Untuk lebih mudah memahami relasi dari “covenant pendahulu” (previous covenant) dengan “covenant berikutnya “ (proceeding covenants), mari kita analogikan dengan covenant2 atau perjanjian2 yg berlaku dalam kehidupan sehari2.
Mari kita lihat kasus dari “Geneva Convention” (Perjanjian Geneva) yang telah diperbaharui sebanyak empat kali.
First Geneva Convention for the Amelioration of the Condition of the Wounded and Sick in Armed Forces in the Field, 1864
Second Geneva Convention for the Amelioration of the Condition of Wounded, Sick and Shipwrecked Members of Armed Forces at Sea, 1906
Third Geneva Convention relative to the Treatment of Prisoners of War, 1929
Fourth Geneva Convention relative to the Protection of Civilian Persons in Time of War, 1949
Pada tahun 1864, telah disepakati suatu Perjanjian Geneva yg mengatur tata cara yg lebih baik/manusiawi dalam memperlakukan prajurit2 angkatan bersenjata yg terluka dan sakit.
Perjanjian ini lalu diperbaharui, atau dengan kata lain: diadakan/disepakati perjanjian baru, yaitu Perjanjian Geneva Kedua, yg selain mengatur hal2 yg telah disepakati dalam perjanjian sebelumnya, ditambahkan pula tata cara dalam memperlakukan prajurit2 dari kapal2 yg terdampar/tenggelam.
Lalu selanjutnya diadakan perjanjian baru lagi di tahun 1929, Perjanjian Geneva Ketiga, yg mengatur tata cara memperlakukan tahanan perang.
Terakhir, diadakan perjanjian terbaru di tahun 1949, Perjanjian Geneva Keempat, tentang perlindungan rakyat sipil dalam masa perang.
Sewaktu perjanjian kedua dikeluarkan/dibuat, perjanjian yg pertama tidak berarti dibatalkan/tidak berlaku lagi, tetapi telah diperbaharui dalam perjanjian kedua.

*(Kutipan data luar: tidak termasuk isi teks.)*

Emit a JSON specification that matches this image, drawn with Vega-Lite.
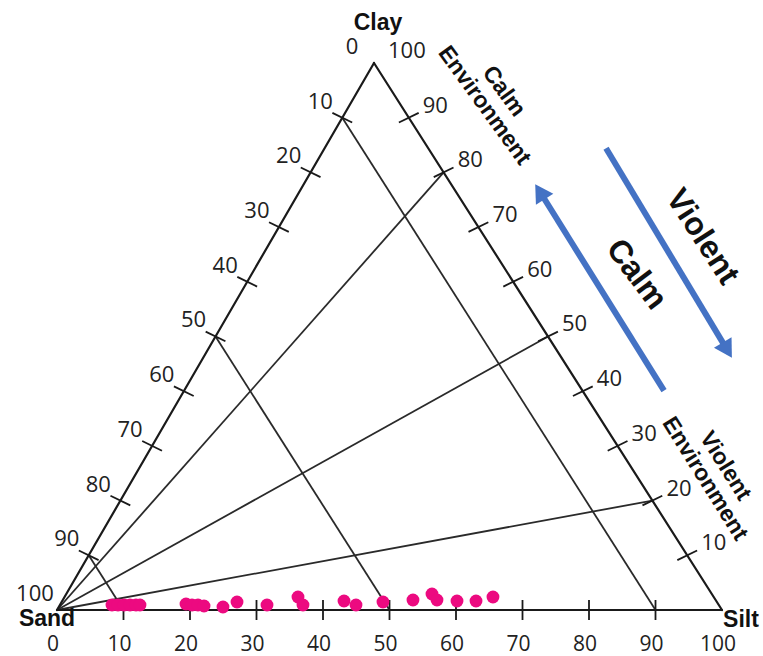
{
  "$schema": "https://vega.github.io/schema/vega-lite/v6.json",
  "width": 763,
  "height": 656,
  "padding": 0,
  "autosize": {"type": "none"},
  "background": "white",
  "config": {"view": {"stroke": null}},
  "datasets": {
    "triangle": [
      {"x": 0, "y": 0, "x2": 100, "y2": 0},
      {"x": 100, "y": 0, "x2": 47.67, "y2": 82.26},
      {"x": 47.67, "y": 82.26, "x2": 0, "y2": 0}
    ],
    "guides": [
      {"x": 42.90, "y": 74.03, "x2": 90, "y2": 0},
      {"x": 23.84, "y": 41.13, "x2": 50, "y2": 0},
      {"x": 4.77, "y": 8.23, "x2": 10, "y2": 0},
      {"x": 0, "y": 0, "x2": 58.14, "y2": 65.81},
      {"x": 0, "y": 0, "x2": 73.84, "y2": 41.13},
      {"x": 0, "y": 0, "x2": 89.53, "y2": 16.45}
    ],
    "leftAxis": [
      {"v": 0, "x": 47.67, "y": 82.26},
      {"v": 10, "x": 42.90, "y": 74.03},
      {"v": 20, "x": 38.14, "y": 65.81},
      {"v": 30, "x": 33.37, "y": 57.58},
      {"v": 40, "x": 28.60, "y": 49.36},
      {"v": 50, "x": 23.84, "y": 41.13},
      {"v": 60, "x": 19.07, "y": 32.90},
      {"v": 70, "x": 14.30, "y": 24.68},
      {"v": 80, "x": 9.53, "y": 16.45},
      {"v": 90, "x": 4.77, "y": 8.23},
      {"v": 100, "x": 0, "y": 0}
    ],
    "rightAxis": [
      {"v": 10, "x": 94.77, "y": 8.23},
      {"v": 20, "x": 89.53, "y": 16.45},
      {"v": 30, "x": 84.30, "y": 24.68},
      {"v": 40, "x": 79.07, "y": 32.90},
      {"v": 50, "x": 73.84, "y": 41.13},
      {"v": 60, "x": 68.60, "y": 49.36},
      {"v": 70, "x": 63.37, "y": 57.58},
      {"v": 80, "x": 58.14, "y": 65.81},
      {"v": 90, "x": 52.90, "y": 74.03},
      {"v": 100, "x": 47.67, "y": 82.26}
    ],
    "bottomAxis": [
      {"v": 0, "x": 0, "y": 0},
      {"v": 10, "x": 10, "y": 0},
      {"v": 20, "x": 20, "y": 0},
      {"v": 30, "x": 30, "y": 0},
      {"v": 40, "x": 40, "y": 0},
      {"v": 50, "x": 50, "y": 0},
      {"v": 60, "x": 60, "y": 0},
      {"v": 70, "x": 70, "y": 0},
      {"v": 80, "x": 80, "y": 0},
      {"v": 90, "x": 90, "y": 0},
      {"v": 100, "x": 100, "y": 0}
    ],
    "samples": [
      {"x": 8.27, "y": 0.75},
      {"x": 9.17, "y": 0.75},
      {"x": 10.08, "y": 0.75},
      {"x": 10.98, "y": 0.75},
      {"x": 11.88, "y": 0.75},
      {"x": 12.48, "y": 0.75},
      {"x": 19.40, "y": 0.90},
      {"x": 20.30, "y": 0.75},
      {"x": 21.20, "y": 0.75},
      {"x": 22.11, "y": 0.60},
      {"x": 24.96, "y": 0.45},
      {"x": 27.07, "y": 1.20},
      {"x": 31.58, "y": 0.75},
      {"x": 36.24, "y": 1.95},
      {"x": 36.99, "y": 0.75},
      {"x": 43.16, "y": 1.35},
      {"x": 44.96, "y": 0.75},
      {"x": 49.02, "y": 1.20},
      {"x": 53.53, "y": 1.50},
      {"x": 56.39, "y": 2.41},
      {"x": 57.14, "y": 1.50},
      {"x": 60.15, "y": 1.35},
      {"x": 63.01, "y": 1.35},
      {"x": 65.56, "y": 1.95}
    ],
    "arrows": [
      {"name": "Violent", "x": 82.56, "y": 69.43, "x2": 100.80, "y2": 39.08},
      {"name": "Calm", "x": 91.28, "y": 32.98, "x2": 72.62, "y2": 62.89}
    ]
  },
  "encoding": {
    "x": {"field": "x", "type": "quantitative", "scale": {"domain": [-8.571, 106.165], "nice": false, "zero": false}, "axis": null},
    "y": {"field": "y", "type": "quantitative", "scale": {"domain": [-6.918, 91.729], "nice": false, "zero": false}, "axis": null}
  },
  "layer": [
    {
      "data": {"name": "guides"},
      "mark": {"type": "rule", "color": "#2a2a2a", "strokeWidth": 1.8},
      "encoding": {"x2": {"field": "x2"}, "y2": {"field": "y2"}}
    },
    {
      "data": {"name": "triangle"},
      "mark": {"type": "rule", "color": "#1a1a1a", "strokeWidth": 2.2, "strokeCap": "round"},
      "encoding": {"x2": {"field": "x2"}, "y2": {"field": "y2"}}
    },
    {
      "data": {"name": "leftAxis"},
      "transform": [{"filter": "datum.v > 0 && datum.v < 100"}],
      "mark": {"type": "point", "shape": "stroke", "angle": 26, "size": 484, "filled": false, "color": "#1a1a1a", "strokeWidth": 1.8, "opacity": 1}
    },
    {
      "data": {"name": "rightAxis"},
      "transform": [{"filter": "datum.v < 100"}],
      "mark": {"type": "point", "shape": "stroke", "angle": -26, "size": 484, "filled": false, "color": "#1a1a1a", "strokeWidth": 1.8, "opacity": 1}
    },
    {
      "data": {"name": "bottomAxis"},
      "transform": [{"filter": "datum.v > 0 && datum.v < 100"}],
      "mark": {"type": "point", "shape": "stroke", "angle": 90, "size": 400, "filled": false, "color": "#1a1a1a", "strokeWidth": 1.8, "opacity": 1}
    },
    {
      "data": {"name": "leftAxis"},
      "mark": {"type": "text", "font": "Open Sans", "fontSize": 22, "color": "#222222", "align": "center", "baseline": "middle", "dx": -22, "dy": -16},
      "encoding": {"text": {"field": "v", "type": "quantitative"}}
    },
    {
      "data": {"name": "rightAxis"},
      "mark": {"type": "text", "font": "Open Sans", "fontSize": 22, "color": "#222222", "align": "left", "baseline": "middle", "dx": 14, "dy": -12},
      "encoding": {"text": {"field": "v", "type": "quantitative"}}
    },
    {
      "data": {"name": "bottomAxis"},
      "mark": {"type": "text", "font": "Open Sans", "fontSize": 21, "color": "#222222", "align": "center", "baseline": "middle", "dx": -4, "dy": 35},
      "encoding": {"text": {"field": "v", "type": "quantitative"}}
    },
    {
      "data": {"values": [{"name": "Clay", "x": 47.67, "y": 82.26}]},
      "mark": {"type": "text", "font": "Liberation Sans", "fontWeight": "bold", "fontSize": 23, "color": "#111111", "align": "center", "baseline": "alphabetic", "dx": 4, "dy": -33},
      "encoding": {"text": {"field": "name"}}
    },
    {
      "data": {"values": [{"name": "Sand", "x": 0, "y": 0}]},
      "mark": {"type": "text", "font": "Liberation Sans", "fontWeight": "bold", "fontSize": 23, "color": "#111111", "align": "center", "baseline": "alphabetic", "dx": -10, "dy": 16},
      "encoding": {"text": {"field": "name"}}
    },
    {
      "data": {"values": [{"name": "Silt", "x": 100, "y": 0}]},
      "mark": {"type": "text", "font": "Liberation Sans", "fontWeight": "bold", "fontSize": 23, "color": "#111111", "align": "center", "baseline": "alphabetic", "dx": 19, "dy": 17},
      "encoding": {"text": {"field": "name"}}
    },
    {
      "data": {"name": "samples"},
      "mark": {"type": "circle", "size": 165, "color": "#EC0A80", "opacity": 1}
    },
    {
      "data": {"name": "arrows"},
      "mark": {"type": "rule", "color": "#4472C4", "strokeWidth": 6},
      "encoding": {"x2": {"field": "x2"}, "y2": {"field": "y2"}}
    },
    {
      "data": {"name": "arrows"},
      "transform": [{"filter": "datum.name == 'Violent'"}],
      "mark": {"type": "point", "shape": "triangle-up", "angle": 149, "size": 420, "filled": true, "color": "#4472C4", "opacity": 1},
      "encoding": {"x": {"field": "x2", "type": "quantitative"}, "y": {"field": "y2", "type": "quantitative"}}
    },
    {
      "data": {"name": "arrows"},
      "transform": [{"filter": "datum.name == 'Calm'"}],
      "mark": {"type": "point", "shape": "triangle-up", "angle": 328, "size": 420, "filled": true, "color": "#4472C4", "opacity": 1},
      "encoding": {"x": {"field": "x2", "type": "quantitative"}, "y": {"field": "y2", "type": "quantitative"}}
    },
    {
      "data": {"values": [{"label": "Violent", "x": 97.07, "y": 56.14}]},
      "mark": {"type": "text", "font": "Liberation Sans", "fontWeight": "bold", "fontSize": 32, "color": "#111111", "align": "center", "baseline": "middle", "angle": 57},
      "encoding": {"text": {"field": "label"}}
    },
    {
      "data": {"values": [{"label": "Calm", "x": 87.17, "y": 50.50}]},
      "mark": {"type": "text", "font": "Liberation Sans", "fontWeight": "bold", "fontSize": 32, "color": "#111111", "align": "center", "baseline": "middle", "angle": 53},
      "encoding": {"text": {"field": "label"}}
    },
    {
      "data": {"values": [{"label": "Calm\nEnvironment", "x": 67.2, "y": 78.0}]},
      "mark": {"type": "text", "font": "Liberation Sans", "fontWeight": "bold", "fontSize": 23, "lineHeight": 24, "lineBreak": "\n", "color": "#111111", "align": "center", "baseline": "middle", "angle": 54},
      "encoding": {"text": {"field": "label"}}
    },
    {
      "data": {"values": [{"label": "Violent\nEnvironment", "x": 100.51, "y": 21.67}]},
      "mark": {"type": "text", "font": "Liberation Sans", "fontWeight": "bold", "fontSize": 23, "lineHeight": 24, "lineBreak": "\n", "color": "#111111", "align": "center", "baseline": "middle", "angle": 58},
      "encoding": {"text": {"field": "label"}}
    }
  ]
}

Klausul2 dalam Perjanjian Pertama banyak yg diperbaharui dalam Perjanjian Kedua, tanpa membatalkan perjanjian yg pertama itu. Bisa dikatakan, klausul2 dalam perjanjian kedua harus diprioritaskan/dipenuhi sebelum menjalankan/mempertahankan klausul2 dalam perjanjian pertama (yg mengatur masalah yg sama). Utk hal2 yg belum diatur di Perjanjian Pertama, hal ini akan diatur oleh Perjanjian Kedua.
Bagaimana dengan Perjanjian Ketiga dan Keempat? Tentu saja perjanjian2 yg terbaru ini tidak menghapus perjanjian2 sebelumnya walaupun Perjanjian Ketiga dan Keempat tidak mengatur hal2 yg diatur oleh Perjanjian Kedua. Perjanjian2 yg terbaru ini akan mengatur hal2 yg belum diatur oleh Perjanjian2 pendahulunya.

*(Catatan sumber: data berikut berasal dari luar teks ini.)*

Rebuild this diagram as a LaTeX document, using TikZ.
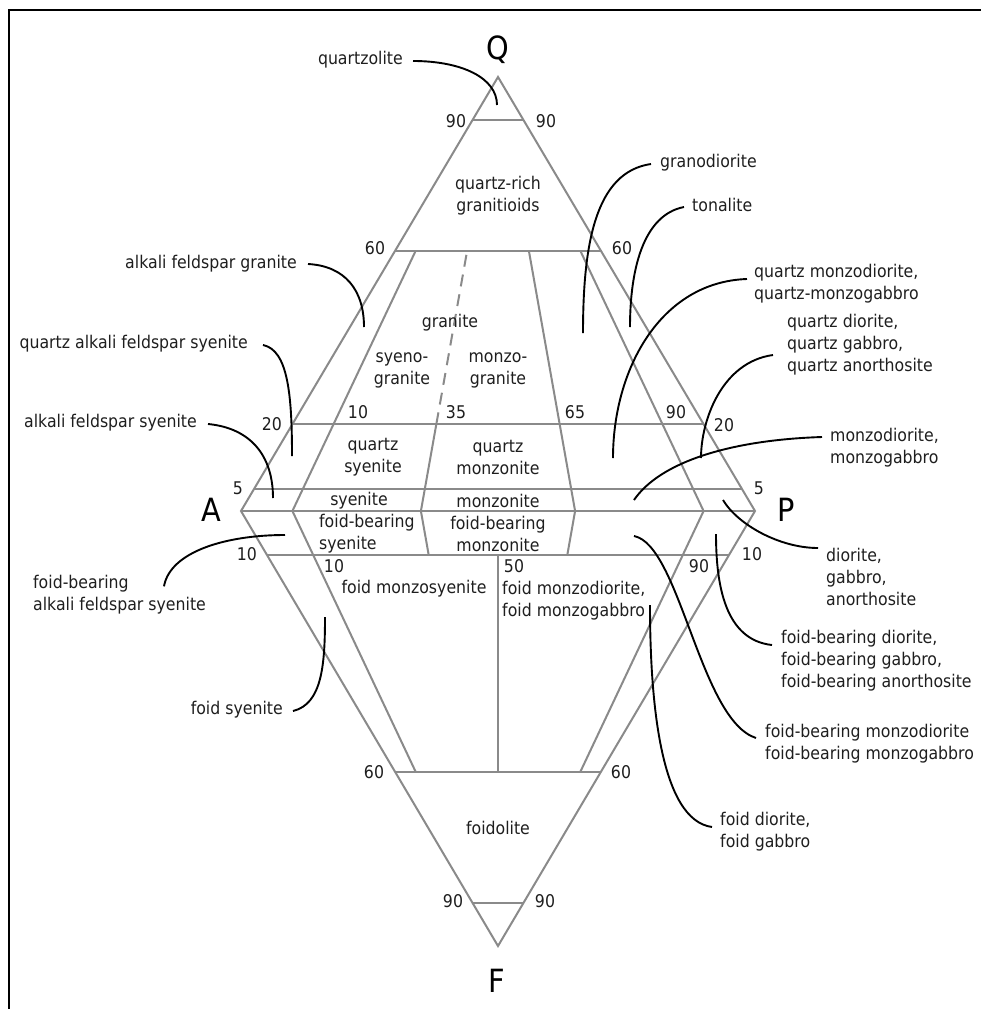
\documentclass[tikz,border=0pt]{standalone}
\usepackage{fontspec}
\setmainfont{DejaVu Sans}[FakeStretch=0.9]
\usetikzlibrary{calc}
\definecolor{edgegray}{HTML}{8A8A8A}
\definecolor{ink}{HTML}{1E1E1E}

\begin{document}
\begin{tikzpicture}[x=1pt,y=-1pt,
  every node/.style={inner sep=0pt, text=ink, font=\fontsize{17.5}{22}\selectfont},
  edge/.style={draw=edgegray, line width=2pt, line join=miter},
  dashedge/.style={edge, dash pattern=on 12pt off 8pt},
  leader/.style={draw=black, line width=1.9pt},
  corner/.style={font=\fontsize{32}{36}\selectfont, text=black},
  field/.style={align=center},
  callL/.style={anchor=east, align=right},
  callR/.style={anchor=west, align=left}]
\useasboundingbox (0,0) rectangle (981,1009);

% frame
\draw[line width=2.2pt] (9,1009) -- (9,10) -- (981,10);

% corners of the double triangle
\coordinate (Q) at (498,77);
\coordinate (A) at (241,511);
\coordinate (P) at (755,511);
\coordinate (F) at (498,946);

% points on the A--P join
\coordinate (b10) at ($(A)!0.10!(P)$);
\coordinate (b35) at ($(A)!0.35!(P)$);
\coordinate (b50) at ($(A)!0.50!(P)$);
\coordinate (b65) at ($(A)!0.65!(P)$);
\coordinate (b90) at ($(A)!0.90!(P)$);

% outline
\draw[edge] (Q) -- (P) -- (F) -- (A) -- cycle;
\draw[edge] (A) -- (P);

% horizontal field boundaries
\foreach \t in {0.9,0.6,0.2,0.05}
  \draw[edge] ($(A)!\t!(Q)$) -- ($(P)!\t!(Q)$);
\foreach \t in {0.1,0.6,0.9}
  \draw[edge] ($(A)!\t!(F)$) -- ($(P)!\t!(F)$);

% upper radial boundaries
\draw[edge] (b10) -- ($(b10)!0.6!(Q)$);
\draw[edge] (b35) -- ($(b35)!0.2!(Q)$);
\draw[dashedge] ($(b35)!0.2!(Q)$) -- ($(b35)!0.6!(Q)$);
\draw[edge] (b65) -- ($(b65)!0.6!(Q)$);
\draw[edge] (b90) -- ($(b90)!0.6!(Q)$);

% lower radial boundaries
\draw[edge] (b10) -- ($(b10)!0.6!(F)$);
\draw[edge] (b35) -- ($(b35)!0.1!(F)$);
\draw[edge] (b65) -- ($(b65)!0.1!(F)$);
\draw[edge] (b90) -- ($(b90)!0.6!(F)$);
\draw[edge] ($(b50)!0.1!(F)$) -- ($(b50)!0.6!(F)$);

% corner letters
\node[corner] (labQ) at (498,50) {Q};
\node[corner] (labA) at (211,510) {A};
\node[corner] (labP) at (786,510) {P};
\node[corner] (labF) at (497,981) {F};

% percentages
\node (n90l) at (456,121) {90};
\node (n90r) at (546,121) {90};
\node (n60l) at (375,248) {60};
\node (n60r) at (622,248) {60};
\node (n20l) at (272,424) {20};
\node (n20r) at (724,425) {20};
\node (n10u) at (358,412) {10};
\node (n35u) at (456,412) {35};
\node (n65u) at (575,412) {65};
\node (n90u) at (676,412) {90};
\node (n5l)  at (238,488) {5};
\node (n5r)  at (759,488) {5};
\node (n10l) at (247,554) {10};
\node (n10r) at (752,554) {10};
\node (n10d) at (334,566) {10};
\node (n50d) at (514,566) {50};
\node (n90d) at (699,566) {90};
\node (n60ll) at (374,772) {60};
\node (n60lr) at (621,772) {60};
\node (n90ll) at (453,901) {90};
\node (n90lr) at (545,901) {90};

% field names
\node[field] (fqrg) at (498,196) {quartz-rich\\granitioids};
\node (fgr) at (450,323) {granite};
\node[field] (fsg) at (402,370) {syeno-\\granite};
\node[field] (fmg) at (498,370) {monzo-\\granite};
\node[field] (fqs) at (373,457) {quartz\\syenite};
\node[field] (fqm) at (498,457) {quartz\\monzonite};
\node (fsy) at (359,501) {syenite};
\node (fmz) at (498,501) {monzonite};
\node[anchor=west, align=left] (ffs) at (319,534) {foid-bearing\\syenite};
\node[field] (ffm) at (498,534) {foid-bearing\\monzonite};
\node (ffms) at (414,589) {foid monzosyenite};
\node[anchor=west, align=left] (ffmd) at (502,601) {foid monzodiorite,\\foid monzogabbro};
\node (ffo) at (498,828) {foidolite};

% callouts on the left
\node[callL] (cqz) at (403,60) {quartzolite};
\node[callL] (cafg) at (297,264) {alkali feldspar granite};
\node[callL] (cqafs) at (248,344) {quartz alkali feldspar syenite};
\node[callL] (cafs) at (197,423) {alkali feldspar syenite};
\node[anchor=west, align=left] (cfbafs) at (33,595) {foid-bearing\\alkali feldspar syenite};
\node[callL] (cfs) at (283,710) {foid syenite};

% callouts on the right
\node[callR] (cgd) at (660,163) {granodiorite};
\node[callR] (cton) at (692,205) {tonalite};
\node[callR] (cqmd) at (754,284) {quartz monzodiorite,\\quartz-monzogabbro};
\node[callR] (cqd) at (787,345) {quartz diorite,\\quartz gabbro,\\quartz anorthosite};
\node[callR] (cmd) at (830,448) {monzodiorite,\\monzogabbro};
\node[callR] (cdga) at (826,577) {diorite,\\gabbro,\\anorthosite};
\node[callR] (cfbd) at (781,661) {foid-bearing diorite,\\foid-bearing gabbro,\\foid-bearing anorthosite};
\node[callR] (cfbm) at (765,744) {foid-bearing monzodiorite\\foid-bearing monzogabbro};
\node[callR] (cfdg) at (720,832) {foid diorite,\\foid gabbro};

% leader tips inside the fields
\coordinate (tqz) at (497,105);
\coordinate (tafg) at (364,327);
\coordinate (tqafs) at (292,456);
\coordinate (tafs) at (273,498);
\coordinate (tfbafs) at (285,535);
\coordinate (tfs) at (325,617);
\coordinate (tgd) at (583,333);
\coordinate (tton) at (630,327);
\coordinate (tqmd) at (613,458);
\coordinate (tqd) at (701,458);
\coordinate (tmd) at (634,500);
\coordinate (tdga) at (723,500);
\coordinate (tfbd) at (716,534);
\coordinate (tfbm) at (634,536);
\coordinate (tfdg) at (650,605);

% leaders
\draw[leader] ($(cqz.east)+(10,1)$) .. controls (462,61) and (497,78) .. (tqz);
\draw[leader] ($(cafg.east)+(11,0)$) .. controls (345,266) and (364,290) .. (tafg);
\draw[leader] ($(cqafs.east)+(15,1)$) .. controls (288,350) and (292,395) .. (tqafs);
\draw[leader] ($(cafs.east)+(11,1)$) .. controls (250,428) and (273,455) .. (tafs);
\draw[leader] ($(cfbafs.north west)+(131,11)$) .. controls (170,552) and (225,535) .. (tfbafs);
\draw[leader] ($(cfs.east)+(10,1)$) .. controls (322,704) and (325,665) .. (tfs);

\draw[leader] ($(cgd.west)+(-9,1)$) .. controls (595,172) and (583,245) .. (tgd);
\draw[leader] ($(cton.west)+(-8,2)$) .. controls (643,215) and (630,270) .. (tton);
\draw[leader] ($(cqmd.west)+(-7,-5)$) .. controls (660,282) and (613,370) .. (tqmd);
\draw[leader] ($(cqd.west)+(-14,10)$) .. controls (722,362) and (701,420) .. (tqd);
\draw[leader] ($(cmd.west)+(-8,-11)$) .. controls (730,440) and (660,462) .. (tmd);
\draw[leader] ($(cdga.west)+(-8,-29)$) .. controls (780,548) and (738,525) .. (tdga);
\draw[leader] ($(cfbd.west)+(-9,-16)$) .. controls (725,640) and (716,585) .. (tfbd);
\draw[leader] ($(cfbm.west)+(-9,-6)$) .. controls (700,720) and (680,545) .. (tfbm);
\draw[leader] ($(cfdg.west)+(-8,-5)$) .. controls (660,820) and (650,700) .. (tfdg);
\end{tikzpicture}
\end{document}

Sebagai kesimpulan, gampangnya perjanjiaan2 terbaru tidak menghapus perjanjian2 sebelumnya, melainkan melengkapi dan menyempurnakan perjanjian2 sebelumnya. Jika ada perubahan/ketidak sesuaian, perjanjian terbaru akan lebih diprioritaskan/unggul (i.e. over rule) atas perjanjian2 sebelumnya.
Begitu pula halnya dalam memahami covenants dalam Perjanjian Lama (covenants in Old Testament) dan covenants dalam Perjanjian Baru (covenants in New Testament).
Khususnya mengenai perintah keempat dari 10 Perintah Allah (atau perintah ketiga jika mengikuti penomoran menurut GK) ttg mengkuduskan Hari Tuhan. Aturan dalam old covenant dalam Perjanjian Lama (Old Testament) tetap berlaku, yaitu bahwa kita harus mengkuduskan Hari Tuhan. Tapi new covenant dalam Perjanjian Baru (New Testament) telah memperbaharuinya, bahwa kita mengkuduskan Hari Tuhan di hari pertama dalam setiap minggunya untuk mengenangkan Kebangkitan Tuhan (contoh dari covenant ini bisa dilihat dalam aturan2 di kitab didache). Jadi untuk kita umat Kristen sekarang ini, new covenants dalam Perjanjian Baru harus diprioritaskan (over rule), bahwa mengkuduskan Hari Tuhan dilakukan di hari minggu utk merayakan Kebangkitan Tuhan. Tapi tentu saja, jika tetap mau mengkuduskan Hari Tuhan mengikuti covenants lama (i.e. hari Sabat / Sabtu) dipersilahkan selama tidak bertentangan / over rule atas new covenants yg telah ada.